Work to do:
Include the line with "const yTicks = [0, 5, 10, 15, 20, 25, 30, 35];" and every line before it in the entries below, echoed exactly, but not the pictures.
----------
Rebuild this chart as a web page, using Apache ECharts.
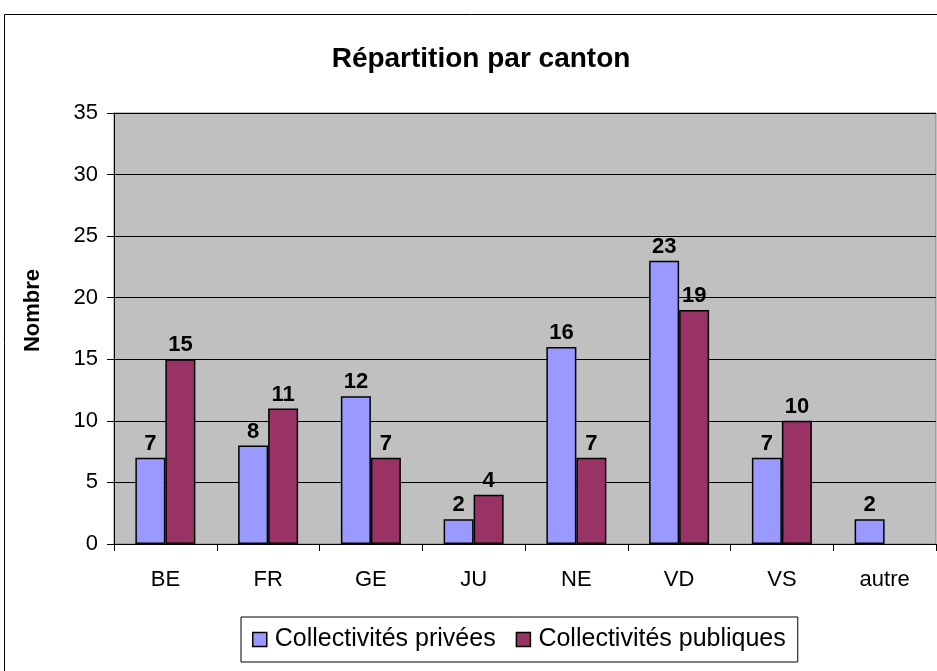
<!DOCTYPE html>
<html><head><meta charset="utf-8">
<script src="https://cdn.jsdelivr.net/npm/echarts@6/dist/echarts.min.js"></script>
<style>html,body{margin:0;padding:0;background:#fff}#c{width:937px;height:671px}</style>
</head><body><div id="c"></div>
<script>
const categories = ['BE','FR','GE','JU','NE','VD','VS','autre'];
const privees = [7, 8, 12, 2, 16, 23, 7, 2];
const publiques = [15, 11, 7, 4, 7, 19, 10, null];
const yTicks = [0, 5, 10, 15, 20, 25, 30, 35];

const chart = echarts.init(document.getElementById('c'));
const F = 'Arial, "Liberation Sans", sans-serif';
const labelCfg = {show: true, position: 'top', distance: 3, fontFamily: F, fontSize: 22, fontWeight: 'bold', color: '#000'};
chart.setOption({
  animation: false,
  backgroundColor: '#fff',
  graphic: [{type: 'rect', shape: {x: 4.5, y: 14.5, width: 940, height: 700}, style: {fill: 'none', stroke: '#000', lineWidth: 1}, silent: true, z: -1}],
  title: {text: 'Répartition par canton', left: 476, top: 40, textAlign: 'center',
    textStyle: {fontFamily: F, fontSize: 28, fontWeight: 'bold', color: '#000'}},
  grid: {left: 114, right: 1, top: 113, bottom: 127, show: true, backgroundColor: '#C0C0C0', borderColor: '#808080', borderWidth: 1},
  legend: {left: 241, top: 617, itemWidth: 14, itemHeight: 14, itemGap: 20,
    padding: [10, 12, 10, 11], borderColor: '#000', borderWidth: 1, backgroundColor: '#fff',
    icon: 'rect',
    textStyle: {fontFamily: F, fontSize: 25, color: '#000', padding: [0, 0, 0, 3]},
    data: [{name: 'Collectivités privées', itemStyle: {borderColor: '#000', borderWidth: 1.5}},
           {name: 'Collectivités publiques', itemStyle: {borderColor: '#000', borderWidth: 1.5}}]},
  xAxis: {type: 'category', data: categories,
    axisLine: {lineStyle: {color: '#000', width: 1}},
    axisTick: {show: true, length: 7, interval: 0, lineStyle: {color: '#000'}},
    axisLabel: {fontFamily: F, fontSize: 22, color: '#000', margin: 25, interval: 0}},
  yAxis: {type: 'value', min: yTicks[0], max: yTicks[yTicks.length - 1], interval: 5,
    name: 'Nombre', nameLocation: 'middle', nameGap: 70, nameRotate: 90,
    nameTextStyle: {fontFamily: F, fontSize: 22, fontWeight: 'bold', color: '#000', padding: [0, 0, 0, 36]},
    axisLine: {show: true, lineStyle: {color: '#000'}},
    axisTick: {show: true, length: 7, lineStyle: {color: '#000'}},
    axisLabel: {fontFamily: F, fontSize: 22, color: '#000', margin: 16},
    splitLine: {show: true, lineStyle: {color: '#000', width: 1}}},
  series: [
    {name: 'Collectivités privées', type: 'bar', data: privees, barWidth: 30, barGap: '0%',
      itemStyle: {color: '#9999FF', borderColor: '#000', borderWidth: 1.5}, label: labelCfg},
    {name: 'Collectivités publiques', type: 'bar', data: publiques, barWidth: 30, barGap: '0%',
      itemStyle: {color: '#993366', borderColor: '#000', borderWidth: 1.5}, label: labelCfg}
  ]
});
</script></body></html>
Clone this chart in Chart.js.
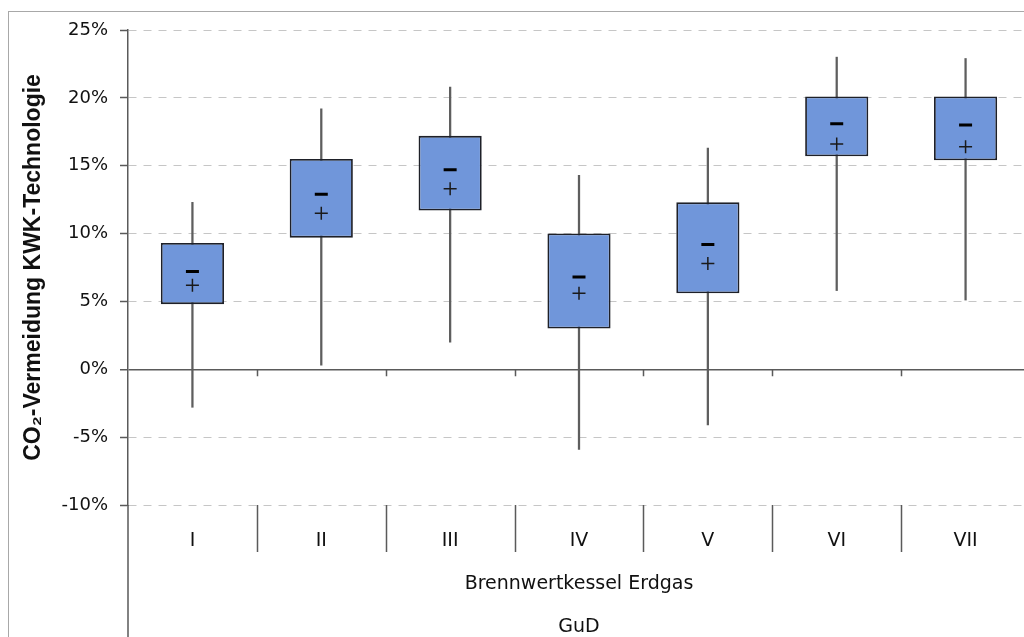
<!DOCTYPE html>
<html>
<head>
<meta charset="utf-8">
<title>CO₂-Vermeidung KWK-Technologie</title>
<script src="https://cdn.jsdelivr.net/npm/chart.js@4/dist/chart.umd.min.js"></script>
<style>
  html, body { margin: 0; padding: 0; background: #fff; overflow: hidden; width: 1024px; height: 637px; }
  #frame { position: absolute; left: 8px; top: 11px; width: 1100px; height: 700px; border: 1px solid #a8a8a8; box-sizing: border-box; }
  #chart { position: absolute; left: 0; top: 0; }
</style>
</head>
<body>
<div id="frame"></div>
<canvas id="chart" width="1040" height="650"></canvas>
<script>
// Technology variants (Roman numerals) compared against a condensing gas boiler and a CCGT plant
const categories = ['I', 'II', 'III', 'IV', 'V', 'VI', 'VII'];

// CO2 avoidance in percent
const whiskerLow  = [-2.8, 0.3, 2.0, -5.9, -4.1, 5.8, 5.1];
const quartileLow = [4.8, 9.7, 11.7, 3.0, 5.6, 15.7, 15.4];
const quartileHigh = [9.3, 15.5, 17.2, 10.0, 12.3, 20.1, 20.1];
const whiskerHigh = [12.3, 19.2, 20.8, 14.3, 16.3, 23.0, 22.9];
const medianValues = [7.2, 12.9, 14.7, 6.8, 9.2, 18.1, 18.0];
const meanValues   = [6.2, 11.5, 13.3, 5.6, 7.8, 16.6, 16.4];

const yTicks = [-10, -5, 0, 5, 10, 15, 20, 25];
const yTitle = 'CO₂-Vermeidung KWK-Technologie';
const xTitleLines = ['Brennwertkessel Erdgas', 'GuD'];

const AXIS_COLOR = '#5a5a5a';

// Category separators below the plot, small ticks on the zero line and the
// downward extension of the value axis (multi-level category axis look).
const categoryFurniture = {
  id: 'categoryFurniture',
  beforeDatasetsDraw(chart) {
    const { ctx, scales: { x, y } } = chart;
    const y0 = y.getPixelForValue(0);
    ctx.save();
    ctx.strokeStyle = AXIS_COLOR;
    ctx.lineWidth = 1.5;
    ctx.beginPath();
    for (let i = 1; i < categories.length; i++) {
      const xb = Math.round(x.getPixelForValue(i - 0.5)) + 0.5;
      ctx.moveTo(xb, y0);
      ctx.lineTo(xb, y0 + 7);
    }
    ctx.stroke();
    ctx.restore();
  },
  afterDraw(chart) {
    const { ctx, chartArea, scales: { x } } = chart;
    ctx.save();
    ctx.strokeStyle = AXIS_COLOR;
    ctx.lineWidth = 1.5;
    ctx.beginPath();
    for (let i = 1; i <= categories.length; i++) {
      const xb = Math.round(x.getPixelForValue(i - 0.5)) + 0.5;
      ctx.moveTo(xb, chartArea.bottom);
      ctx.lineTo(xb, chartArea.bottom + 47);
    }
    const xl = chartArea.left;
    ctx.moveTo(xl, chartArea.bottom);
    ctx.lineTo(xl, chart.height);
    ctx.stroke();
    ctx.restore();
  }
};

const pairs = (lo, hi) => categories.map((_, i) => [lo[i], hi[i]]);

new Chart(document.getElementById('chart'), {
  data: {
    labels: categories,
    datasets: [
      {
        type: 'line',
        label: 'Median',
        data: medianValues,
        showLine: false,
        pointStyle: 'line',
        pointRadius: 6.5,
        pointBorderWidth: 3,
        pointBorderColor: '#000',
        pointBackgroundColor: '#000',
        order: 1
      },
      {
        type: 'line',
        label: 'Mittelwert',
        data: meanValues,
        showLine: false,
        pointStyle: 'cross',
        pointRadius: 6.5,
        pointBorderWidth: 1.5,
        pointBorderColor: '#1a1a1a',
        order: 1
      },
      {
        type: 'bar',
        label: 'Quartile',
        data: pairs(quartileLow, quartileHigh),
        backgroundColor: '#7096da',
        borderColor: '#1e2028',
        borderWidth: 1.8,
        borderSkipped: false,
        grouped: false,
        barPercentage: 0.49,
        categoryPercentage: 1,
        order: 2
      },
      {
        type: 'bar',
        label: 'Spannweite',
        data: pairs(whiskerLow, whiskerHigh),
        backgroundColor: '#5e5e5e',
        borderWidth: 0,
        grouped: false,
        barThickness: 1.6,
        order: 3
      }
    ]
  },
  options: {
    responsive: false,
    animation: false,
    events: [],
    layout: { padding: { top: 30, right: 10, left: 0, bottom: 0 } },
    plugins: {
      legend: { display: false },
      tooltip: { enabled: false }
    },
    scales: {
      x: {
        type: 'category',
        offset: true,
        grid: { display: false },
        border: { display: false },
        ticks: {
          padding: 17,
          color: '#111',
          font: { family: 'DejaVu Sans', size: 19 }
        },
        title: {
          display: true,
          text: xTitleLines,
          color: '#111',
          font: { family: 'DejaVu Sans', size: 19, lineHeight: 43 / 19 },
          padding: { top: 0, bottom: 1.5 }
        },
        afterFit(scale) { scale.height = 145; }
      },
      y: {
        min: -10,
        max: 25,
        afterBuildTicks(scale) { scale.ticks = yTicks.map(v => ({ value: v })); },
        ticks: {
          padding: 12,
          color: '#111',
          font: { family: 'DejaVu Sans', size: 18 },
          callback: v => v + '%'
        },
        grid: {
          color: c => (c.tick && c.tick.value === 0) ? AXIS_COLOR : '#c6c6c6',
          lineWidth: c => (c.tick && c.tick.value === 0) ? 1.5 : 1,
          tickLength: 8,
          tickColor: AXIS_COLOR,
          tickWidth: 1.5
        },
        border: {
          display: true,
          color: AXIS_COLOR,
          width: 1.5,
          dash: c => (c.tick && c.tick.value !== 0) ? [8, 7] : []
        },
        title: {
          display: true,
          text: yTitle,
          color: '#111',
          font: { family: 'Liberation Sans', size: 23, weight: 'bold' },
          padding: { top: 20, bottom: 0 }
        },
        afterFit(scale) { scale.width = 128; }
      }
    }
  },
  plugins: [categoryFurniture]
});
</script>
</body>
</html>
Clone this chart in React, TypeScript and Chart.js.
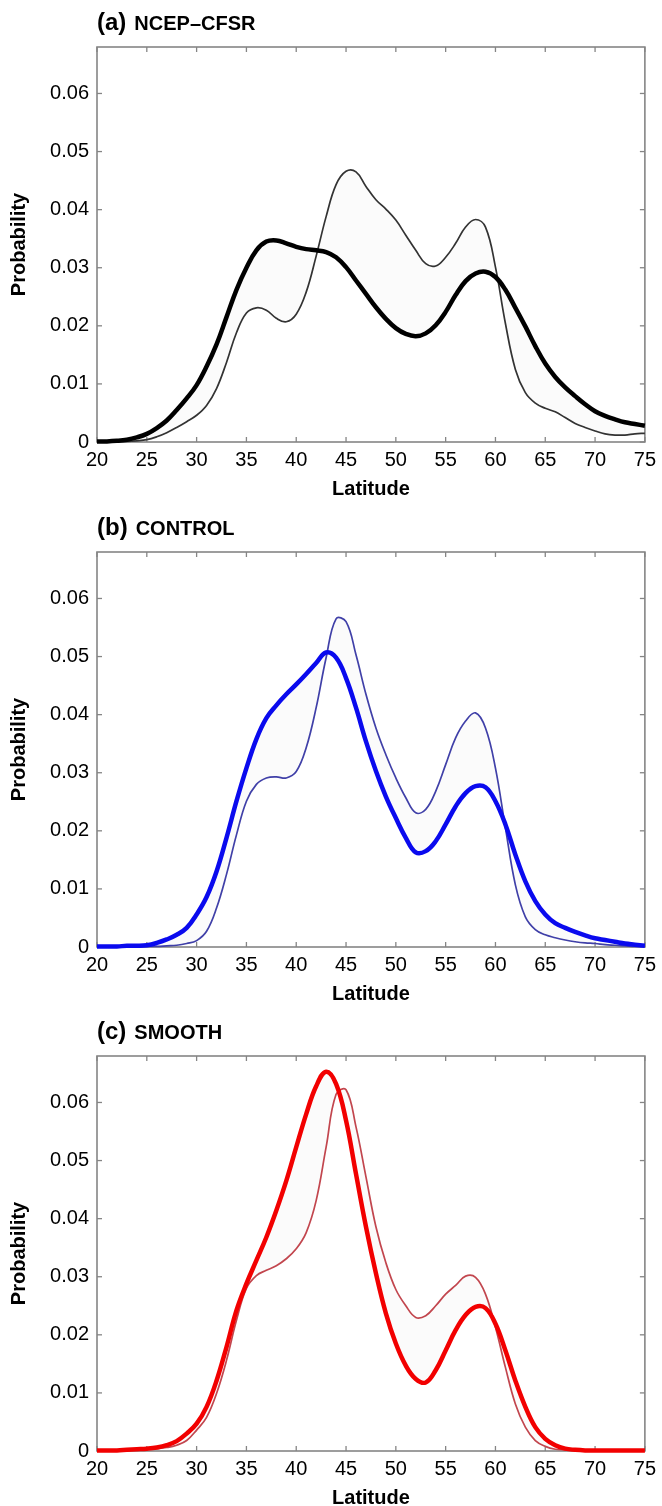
----------
Result of this task:
Rebuild this chart as a web page, using Apache ECharts.
<!DOCTYPE html>
<html><head><meta charset="utf-8">
<script src="https://cdn.jsdelivr.net/npm/echarts@6/dist/echarts.min.js"></script>
<style>html,body{margin:0;padding:0;background:#fff}#c{width:937px;height:671px}</style>
</head><body><div id="c"></div>
<script>
const categories = ['BE','FR','GE','JU','NE','VD','VS','autre'];
const privees = [7, 8, 12, 2, 16, 23, 7, 2];
const publiques = [15, 11, 7, 4, 7, 19, 10, null];
const yTicks = [0, 5, 10, 15, 20, 25, 30, 35];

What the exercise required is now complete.